The Perpetual Beta Test is Over
For what feels like an eternity, cloud gaming has been the industry’s most tantalizing-and frustrating-tech demo. A perpetual early-access promise that was always just one more hardware generation, one more fiber optic rollout away from being “the real deal.” We’ve seen services launch with grand ambition only to be unceremoniously sunsetted, leaving early adopters with little more than a defunct controller. But as we navigate 2025, the landscape feels fundamentally different. The question is no longer *if* cloud gaming can work, but who it truly works *for*. Is the technology finally ready to graduate to its 1.0 release, or is this just another polished beta test?

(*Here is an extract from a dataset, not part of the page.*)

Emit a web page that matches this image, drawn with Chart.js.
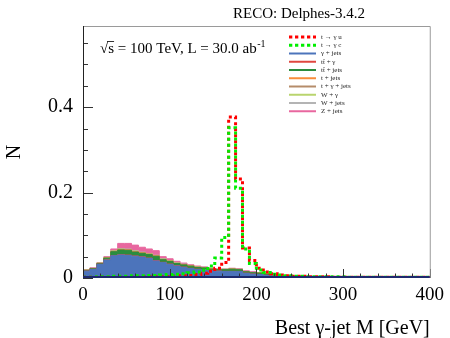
<!DOCTYPE html>
<html><head><meta charset="utf-8">
<script src="https://cdn.jsdelivr.net/npm/chart.js@4.4.1/dist/chart.umd.min.js"></script>
<style>html,body{margin:0;padding:0;background:#fff}</style>
</head><body>
<canvas id="c" width="450" height="338"></canvas>
<script>
// ---- data (bins of 8 GeV, left edges) ----
const binLow = [0,8,16,24,32,40,48,56,64,72,80,88,96,104,112,120,128,136,144,152,160,168,176,184,192,200,208,216,224,232,240,248,256,264,272,280,288,296,304,312,320,328,336,344,352,360,368,376,384,392];
const binWidth = 8;
const seriesNames = ['t \u2192 \u03b3 u','t \u2192 \u03b3 c','\u03b3 + jets','tt\u0304 + \u03b3','tt\u0304 + jets','t + jets','t + \u03b3 + jets','W + \u03b3','W + jets','Z + jets'];
const xTickLabels = [0,100,200,300,400];
const yTickLabels = [0,0.2,0.4];

const tgu = [0.002,0.002,0.002,0.002,0.002,0.002,0.002,0.002,0.002,0.003,0.003,0.003,0.003,0.004,0.005,0.006,0.008,0.011,0.016,0.023,0.036,0.377,0.232,0.070,0.041,0.023,0.014,0.010,0.007,0.005,0.004,0.004,0.003,0.003,0.003,0.003,0.002,0.002,0.002,0.002,0.002,0.002,0.002,0.002,0.002,0.002,0.002,0.002,0.002,0.002];
const tgc = [0.002,0.002,0.003,0.003,0.004,0.004,0.004,0.005,0.005,0.006,0.006,0.007,0.008,0.009,0.010,0.012,0.014,0.018,0.028,0.047,0.095,0.352,0.210,0.068,0.034,0.019,0.013,0.009,0.007,0.005,0.004,0.004,0.003,0.003,0.003,0.003,0.003,0.003,0.002,0.002,0.002,0.002,0.002,0.002,0.002,0.002,0.002,0.002,0.002,0.002];

const gjets = [0.016,0.020,0.032,0.042,0.052,0.054,0.053,0.051,0.049,0.046,0.040,0.036,0.032,0.028,0.025,0.022,0.020,0.019,0.017,0.016,0.015,0.015,0.015,0.011,0.009,0.008,0.006,0.005,0.004,0.004,0.003,0.003,0.0025,0.002,0.002,0.0015,0.0012,0.001,0.001,0.0008,0.0006,0.0005,0.0005,0.0004,0.0004,0.0003,0.0003,0.0003,0.0002,0.0002];
const ttgamma = [0.0003,0.0003,0.0004,0.0005,0.0006,0.0007,0.0008,0.0008,0.0008,0.0008,0.0008,0.0008,0.0008,0.0007,0.0007,0.0007,0.0007,0.0007,0.0007,0.0006,0.0006,0.0006,0.0005,0.0005,0.0004,0.0004,0.0003,0.0003,0.0003,0.0002,0.0002,0.0002,0.0002,0.0001,0.0001,0.0001,0.0001,0.0001,0.0001,0.0001,0.0001,0,0,0,0,0,0,0,0,0];
const ttjets = [0.0015,0.0015,0.0015,0.004,0.009,0.011,0.011,0.009,0.008,0.008,0.010,0.006,0.006,0.005,0.005,0.005,0.004,0.004,0.003,0.003,0.004,0.005,0.004,0.003,0.003,0.003,0.0025,0.002,0.0015,0.0012,0.001,0.0008,0.0006,0.0005,0.0004,0.0003,0.0003,0.0002,0.0002,0.0002,0.0001,0.0001,0.0001,0.0001,0.0001,0,0,0,0,0];
const tjets = [0.0002,0.0002,0.0003,0.0004,0.0006,0.0007,0.0007,0.0007,0.0007,0.0006,0.0006,0.0005,0.0005,0.0005,0.0004,0.0004,0.0004,0.0003,0.0003,0.0003,0.0003,0.0003,0.0003,0.0002,0.0002,0.0002,0.0002,0.0001,0.0001,0.0001,0.0001,0.0001,0.0001,0,0,0,0,0,0,0,0,0,0,0,0,0,0,0,0,0];
const tgjets = [0.0003,0.0003,0.0004,0.0006,0.0008,0.001,0.001,0.001,0.0009,0.0009,0.0008,0.0007,0.0006,0.0006,0.0005,0.0005,0.0004,0.0004,0.0004,0.0003,0.0003,0.0003,0.0003,0.0003,0.0002,0.0002,0.0002,0.0002,0.0001,0.0001,0.0001,0.0001,0.0001,0.0001,0.0001,0,0,0,0,0,0,0,0,0,0,0,0,0,0,0];
const wgamma = [0.0001,0.0001,0.0002,0.0002,0.0003,0.0003,0.0003,0.0003,0.0003,0.0003,0.0003,0.0002,0.0002,0.0002,0.0002,0.0002,0.0002,0.0002,0.0001,0.0001,0.0001,0.0001,0.0001,0.0001,0.0001,0.0001,0.0001,0.0001,0.0001,0.0001,0,0,0,0,0,0,0,0,0,0,0,0,0,0,0,0,0,0,0,0];
const wjets = [0.0003,0.0003,0.0005,0.0007,0.0009,0.001,0.001,0.001,0.001,0.0009,0.0009,0.0008,0.0007,0.0007,0.0006,0.0005,0.0005,0.0005,0.0004,0.0004,0.0004,0.0004,0.0004,0.0003,0.0003,0.0003,0.0002,0.0002,0.0002,0.0001,0.0001,0.0001,0.0001,0.0001,0.0001,0,0,0,0,0,0,0,0,0,0,0,0,0,0,0];
const zjets = [0.0003,0.0013,0.0007,0.0016,0.0038,0.0123,0.0132,0.0132,0.0113,0.0105,0.0106,0.005,0.0042,0.0034,0.0026,0.0017,0.0018,0.0009,0.001,0.0003,0.0003,0.0012,0.0013,0.0015,0.0017,0.0003,0.0004,0.0007,0.0007,0.0003,0.0003,0.0003,0.0002,0.0002,0.0002,0.0002,0.0001,0.0001,0.0001,0.0001,0.0001,0.0001,0,0,0,0,0,0,0,0];

// ---- styles ----
const stackComps = [gjets, ttgamma, ttjets, tjets, tgjets, wgamma, wjets, zjets];
const stackColors = ['#4c74bb','#e0473f','#2b8c3e','#f98c3a','#b58c6a','#b9d46e','#b4b4b4','#e8679f'];
const sigColors = ['#ff0000','#00ee00'];

function histPoints(vals){
  const pts = vals.map((v,i)=>({x:binLow[i], y:v}));
  pts.push({x:binLow[binLow.length-1]+binWidth, y:vals[vals.length-1]});
  return pts;
}

const datasets = [];
datasets.push({data:histPoints(tgc), borderColor:sigColors[1], borderWidth:3, borderDash:[3,3], borderCapStyle:'butt', stepped:true, pointRadius:0, fill:false, order:0});
datasets.push({data:histPoints(tgu), borderColor:sigColors[0], borderWidth:3, borderDash:[3,3], borderCapStyle:'butt', stepped:true, pointRadius:0, fill:false, order:1});
let cum = binLow.map(()=>0);
stackComps.forEach((comp, k)=>{
  cum = cum.map((c,i)=>c+comp[i]);
  datasets.push({data:histPoints(cum.slice()), borderColor:stackColors[k], backgroundColor:stackColors[k], borderWidth:1,
    stepped:true, pointRadius:0, fill: k===0 ? 'origin' : '-1', order:2+k});
});

const SERIF = "'Liberation Serif','DejaVu Serif',serif";
const near = (a,b)=>Math.abs(a-b)<1e-9;

const decor = {
  id:'decor',
  afterDatasetsDraw(chart){
    const ctx = chart.ctx, xs = chart.scales.x, ys = chart.scales.y, a = chart.chartArea;
    ctx.save();
    ctx.strokeStyle = '#333'; ctx.lineWidth = 1;
    for (let v=0; v<=0.5501; v+=0.05){
      const y = Math.round(ys.getPixelForValue(v))+0.5;
      const major = yTickLabels.some(t=>near(t, Math.round(v*100)/100));
      ctx.beginPath(); ctx.moveTo(a.left, y); ctx.lineTo(a.left+(major?10:5), y); ctx.stroke();
    }
    for (let v=0; v<=400; v+=20){
      const x = Math.round(xs.getPixelForValue(v))+0.5;
      const major = xTickLabels.includes(v);
      ctx.beginPath(); ctx.moveTo(x, a.bottom); ctx.lineTo(x, a.bottom-(major?9:4.5)); ctx.stroke();
    }
    ctx.strokeStyle = '#9a9a9a'; ctx.lineWidth = 1;
    ctx.beginPath(); ctx.moveTo(a.left, a.top+0.5); ctx.lineTo(a.right+0.5, a.top+0.5); ctx.lineTo(a.right+0.5, a.bottom); ctx.stroke();
    ctx.strokeStyle = '#222';
    ctx.beginPath(); ctx.moveTo(a.left+0.5, a.top); ctx.lineTo(a.left+0.5, a.bottom); ctx.stroke();
    ctx.strokeStyle = '#1e2a6e'; ctx.lineWidth = 2;
    ctx.beginPath(); ctx.moveTo(a.left, a.bottom-1); ctx.lineTo(a.right, a.bottom-1); ctx.stroke();

    ctx.fillStyle = '#000';
    ctx.font = '15px '+SERIF; ctx.textBaseline = 'alphabetic'; ctx.textAlign = 'left';
    ctx.fillText('RECO: Delphes-3.4.2', 233, 18);
    let x0 = 100, yb = 53;
    ctx.fillText('\u221a', x0, yb);
    const wr = ctx.measureText('\u221a').width;
    const ws = ctx.measureText('s').width;
    ctx.fillText('s', x0+wr, yb);
    ctx.lineWidth = 0.8; ctx.strokeStyle = '#000';
    ctx.beginPath(); ctx.moveTo(x0+wr-1, yb-11.5); ctx.lineTo(x0+wr+ws, yb-11.5); ctx.stroke();
    const rest = ' = 100 TeV, L = 30.0 ab';
    ctx.fillText(rest, x0+wr+ws, yb);
    const wrest = ctx.measureText(rest).width;
    ctx.font = '10px '+SERIF;
    ctx.fillText('-1', x0+wr+ws+wrest+0.5, yb-6);

    ctx.font = '20px '+SERIF; ctx.textAlign = 'right';
    ctx.fillText('Best \u03b3-jet M [GeV]', a.right, 334);
    ctx.save(); ctx.translate(20, 152); ctx.rotate(-Math.PI/2);
    ctx.textAlign = 'center'; ctx.fillText('N', 0, 0); ctx.restore();

    const legColors = [sigColors[0], sigColors[1]].concat(stackColors);
    ctx.font = '7px '+SERIF; ctx.textAlign = 'left'; ctx.textBaseline = 'middle';
    seriesNames.forEach((name,k)=>{
      const y = 37 + k*8.25;
      ctx.strokeStyle = legColors[k];
      if (k<2){ ctx.lineWidth = 3; ctx.setLineDash([3.3,2.7]); }
      else { ctx.lineWidth = 2; ctx.setLineDash([]); }
      ctx.beginPath(); ctx.moveTo(289, y); ctx.lineTo(316, y); ctx.stroke();
      ctx.setLineDash([]);
      ctx.fillStyle = '#222';
      ctx.fillText(name, 321, y);
    });
    ctx.restore();
  }
};

new Chart(document.getElementById('c'), {
  type:'line',
  data:{datasets},
  options:{
    responsive:false, animation:false, devicePixelRatio:1,
    layout:{padding:{top:26, right:17, left:0, bottom:0}},
    plugins:{legend:{display:false}, tooltip:{enabled:false}},
    scales:{
      x:{type:'linear', min:0, max:400,
         grid:{display:false, drawTicks:false}, border:{display:false},
         afterFit:(s)=>{s.height = 60;},
         ticks:{stepSize:100, autoSkip:false, maxRotation:0, padding:6, color:'#000',
                font:{family:SERIF, size:19},
                callback:(v)=> xTickLabels.includes(v) ? String(v) : ''}},
      y:{type:'linear', min:0, max:0.59,
         grid:{display:false, drawTicks:false}, border:{display:false},
         afterFit:(s)=>{s.width = 83;},
         ticks:{stepSize:0.1, autoSkip:false, padding:10, color:'#000',
                font:{family:SERIF, size:20},
                callback:(v)=> { const t = yTickLabels.find(t=>near(t, Math.round(v*1000)/1000)); return t===undefined ? '' : String(t); }}}
    }
  },
  plugins:[decor]
});
</script>
</body></html>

The State of the Stream in 2025
Let's get the big picture out of the way: cloud gaming is no longer a niche experiment. It's a booming market, projected to be worth over $6.5 billion in 2024. The major players have solidified their positions, creating distinct ecosystems. You have NVIDIA's GeForce Now, the high-performance enthusiast's choice that cleverly lets you play games you already own. Then there’s Xbox Cloud Gaming, the all-you-can-eat buffet integrated into Game Pass Ultimate, offering a value proposition that is, frankly, almost impossible to beat for sheer volume. And not to be outdone, PlayStation Plus Premium serves a curated catalog for its dedicated fanbase. The investment is real, and the competition is fostering genuine innovation.
This isn't just about playing last-gen titles on your phone. NVIDIA’s Ultimate tier is pushing 4K resolution at 120 FPS, a spec that makes even high-end local PCs sweat. The tech is impressive, but the core challenge, the final boss of cloud gaming, remains: latency.

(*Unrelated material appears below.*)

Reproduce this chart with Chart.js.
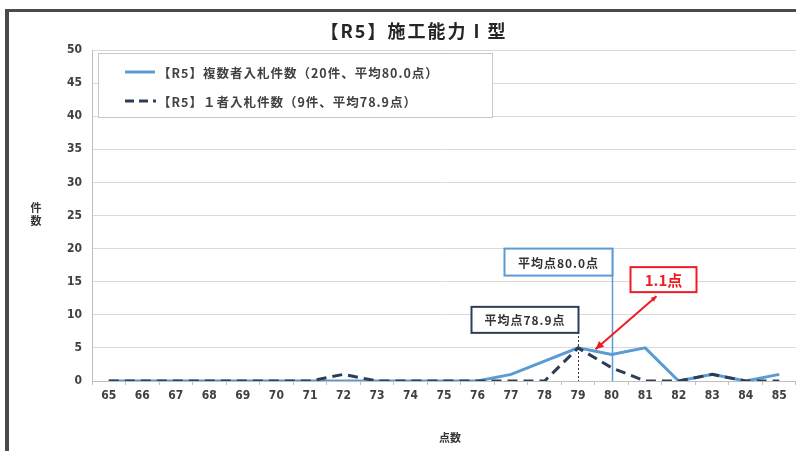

The Latency Dragon: Wounded, But Not Slain
Talking about cloud gaming without obsessing over latency is like reviewing a fighting game without discussing its input mechanics. It’s the entire foundation. For years, the delay between pressing a button and seeing the result on-screen made many games feel like you were playing through mud. That experience is improving dramatically, but it hasn't been vanquished entirely.
The quality of your experience is still tethered to the quality of your internet and your proximity to a server farm. For a narrative-driven RPG or a turn-based strategy game, a few extra milliseconds of lag are barely noticeable. But for a competitive shooter like Counter-Strike or a twitch-reaction platformer, that delay can feel like your character is stuck in a permanent stun-lock loop. Technologies like NVIDIA's Reflex are doing heroic work to mitigate this, and the slow but steady rollout of 5G and edge computing promises to shrink the distance data has to travel. For now, however, anyone claiming that streaming is indistinguishable from local play for every genre is selling you snake oil.
Convenience vs. Control: The Core Conflict
The debate between cloud and traditional gaming boils down to a classic RPG trade-off: do you spec into convenience or control? Cloud gaming is the ultimate convenience build. It demolishes the barrier to entry, removing the need for a $500+ console or a multi-thousand-dollar PC. You can play graphically demanding titles on a cheap laptop, a tablet, or a smart TV. There are no downloads, no patches to manage, and no worrying about storage space. It just works.
The trade-off, however, is significant. You give up control and ownership.
- Internet Dependency: No internet, no games. Period. Even a momentary dip in connection can bring your session to a halt.
- The Illusion of Ownership: You are not buying a game; you are subscribing to a license that can be revoked at any time. When a title leaves the Xbox Game Pass library, you lose access. It’s the digital equivalent of your beloved game cartridge suddenly turning to dust because a publisher’s contract expired.
- Performance Roulette: Your experience can vary day-to-day based on network congestion or server load, a frustrating variable you have no control over.
Traditional PC and console gaming is the control build. You own your games (as much as digital licenses allow, a topic for another day). You get the most consistent, lowest-latency performance possible. And you can play your single-player library offline. The cost is a high upfront investment in hardware and the minor inconvenience of managing downloads and storage. For many, that control is non-negotiable.
The Verdict: Is It Finally Prime Time?
So, let's land the ship. After years of skepticism, I believe that for a huge and growing segment of the gaming population, yes, cloud gaming is absolutely ready for prime time. It has successfully transitioned from a technological curiosity into a viable, compelling platform that solves real problems for real people.
This "prime time" status isn't universal, however. For the hardcore, competitive esports player, the professional streamer, or the pixel-perfect purist, the potential for variable latency means traditional, local hardware remains the undisputed king. There is no substitute for photons traveling directly from a GPU to a monitor.
But for the vast majority of players-those who are price-sensitive, who value convenience, who want to explore a vast library without committing hundreds of dollars to a single game, or who simply lack the space for a dedicated gaming rig-cloud gaming is a revelation. It has matured to a point where, for millions of users with a decent internet connection, the experience is not just playable, but genuinely fantastic. The question is no longer "if" cloud gaming will become a mainstream pillar of the industry, but simply how quickly it will be adopted as a standard way to play.